Exclude images, then output the remaining data verbatim.

━━━━━ COLLECTED DATA

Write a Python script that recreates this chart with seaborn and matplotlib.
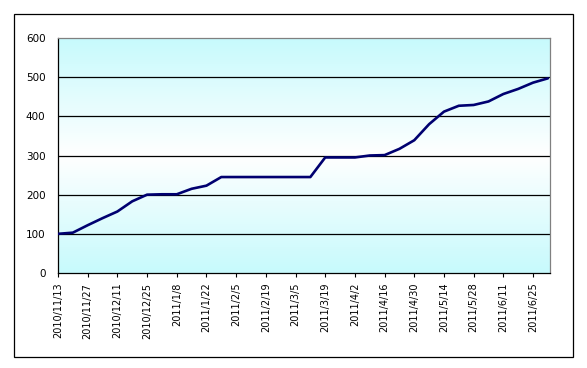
import numpy as np
import pandas as pd
import matplotlib
matplotlib.use("Agg")
import matplotlib.pyplot as plt
from matplotlib.patches import Rectangle
import seaborn as sns

dates = pd.date_range("2010-11-13", "2011-07-02", freq="7D")
values = [100, 103, 122, 140, 157, 183, 200, 201, 201, 215, 223, 245,
          245, 245, 245, 245, 245, 245, 295, 295, 295, 300, 301, 317,
          339, 380, 412, 427, 429, 438, 457, 470, 486, 497]
tick_dates = pd.date_range("2010-11-13", "2011-06-25", freq="14D")
tick_labels = [f"{d.year}/{d.month}/{d.day}" for d in tick_dates]
y_ticks = [0, 100, 200, 300, 400, 500, 600]

df = pd.DataFrame({"date": dates, "value": values})

sns.set_style("white")
plt.rcParams['font.family'] = ['DejaVu Sans']
plt.rcParams['text.color'] = 'black'
plt.rcParams['xtick.color'] = 'black'
plt.rcParams['ytick.color'] = 'black'

fig = plt.figure(figsize=(5.87, 3.68), dpi=100)
W, H = 587, 368
ax = fig.add_axes([58 / W, 1 - 273 / H, (550 - 58) / W, (273 - 38) / H])

# outer frame
fig.patches.append(Rectangle((14 / W, 1 - 357 / H), (573 - 14) / W, (357 - 14) / H,
                             transform=fig.transFigure, fill=False,
                             edgecolor="black", linewidth=0.9, zorder=0))

# gradient background
cyan = np.array([0.78, 0.98, 0.99])
white = np.array([1.0, 1.0, 1.0])
t = np.linspace(0, 1, 256)
w = np.abs(t - 0.5) * 2
grad = (white[None, :] * (1 - w[:, None]) + cyan[None, :] * w[:, None])[:, None, :]
ax.imshow(grad, extent=[0, 1, 0, 1], transform=ax.transAxes, aspect="auto",
          zorder=0, origin="lower")

for yv in y_ticks[1:-1]:
    ax.axhline(yv, color="black", linewidth=0.9, zorder=1)

sns.lineplot(data=df, x="date", y="value", ax=ax, color="#000070",
             linewidth=1.9, zorder=3)

ax.set_xlim(pd.Timestamp("2010-11-13"), pd.Timestamp("2011-07-03"))
ax.set_ylim(0, 600)
ax.set_xticks(tick_dates)
ax.set_xticklabels(tick_labels, rotation=90, fontsize=7, color="black")
ax.set_yticks(y_ticks)
ax.set_yticklabels([str(v) for v in y_ticks], fontsize=7.5, color="black")
ax.tick_params(axis="x", length=3, width=0.8, color="black", pad=4, bottom=True)
ax.tick_params(axis="y", length=0, pad=9, left=True)
ax.set_xlabel("")
ax.set_ylabel("")
ax.grid(False)
for s in ["left", "bottom"]:
    ax.spines[s].set_color("black")
    ax.spines[s].set_linewidth(0.9)
for s in ["top", "right"]:
    ax.spines[s].set_color("#808080")
    ax.spines[s].set_linewidth(0.9)

fig.savefig("out.png", dpi=100)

━━━━━━━━━━

_WORKED SOLUTION_:
Write a Python script that recreates this chart with seaborn and matplotlib.
import numpy as np
import pandas as pd
import matplotlib
matplotlib.use("Agg")
import matplotlib.pyplot as plt
from matplotlib.patches import Rectangle
import seaborn as sns

dates = pd.date_range("2010-11-13", "2011-07-02", freq="7D")
values = [100, 103, 122, 140, 157, 183, 200, 201, 201, 215, 223, 245,
          245, 245, 245, 245, 245, 245, 295, 295, 295, 300, 301, 317,
          339, 380, 412, 427, 429, 438, 457, 470, 486, 497]
tick_dates = pd.date_range("2010-11-13", "2011-06-25", freq="14D")
tick_labels = [f"{d.year}/{d.month}/{d.day}" for d in tick_dates]
y_ticks = [0, 100, 200, 300, 400, 500, 600]

df = pd.DataFrame({"date": dates, "value": values})

sns.set_style("white")
plt.rcParams['font.family'] = ['DejaVu Sans']
plt.rcParams['text.color'] = 'black'
plt.rcParams['xtick.color'] = 'black'
plt.rcParams['ytick.color'] = 'black'

fig = plt.figure(figsize=(5.87, 3.68), dpi=100)
W, H = 587, 368
ax = fig.add_axes([58 / W, 1 - 273 / H, (550 - 58) / W, (273 - 38) / H])

# outer frame
fig.patches.append(Rectangle((14 / W, 1 - 357 / H), (573 - 14) / W, (357 - 14) / H,
                             transform=fig.transFigure, fill=False,
                             edgecolor="black", linewidth=0.9, zorder=0))

# gradient background
cyan = np.array([0.78, 0.98, 0.99])
white = np.array([1.0, 1.0, 1.0])
t = np.linspace(0, 1, 256)
w = np.abs(t - 0.5) * 2
grad = (white[None, :] * (1 - w[:, None]) + cyan[None, :] * w[:, None])[:, None, :]
ax.imshow(grad, extent=[0, 1, 0, 1], transform=ax.transAxes, aspect="auto",
          zorder=0, origin="lower")

for yv in y_ticks[1:-1]:
    ax.axhline(yv, color="black", linewidth=0.9, zorder=1)

sns.lineplot(data=df, x="date", y="value", ax=ax, color="#000070",
             linewidth=1.9, zorder=3)

ax.set_xlim(pd.Timestamp("2010-11-13"), pd.Timestamp("2011-07-03"))
ax.set_ylim(0, 600)
ax.set_xticks(tick_dates)
ax.set_xticklabels(tick_labels, rotation=90, fontsize=7, color="black")
ax.set_yticks(y_ticks)
ax.set_yticklabels([str(v) for v in y_ticks], fontsize=7.5, color="black")
ax.tick_params(axis="x", length=3, width=0.8, color="black", pad=4, bottom=True)
ax.tick_params(axis="y", length=0, pad=9, left=True)
ax.set_xlabel("")
ax.set_ylabel("")
ax.grid(False)
for s in ["left", "bottom"]:
    ax.spines[s].set_color("black")
    ax.spines[s].set_linewidth(0.9)
for s in ["top", "right"]:
    ax.spines[s].set_color("#808080")
    ax.spines[s].set_linewidth(0.9)

fig.savefig("out.png", dpi=100)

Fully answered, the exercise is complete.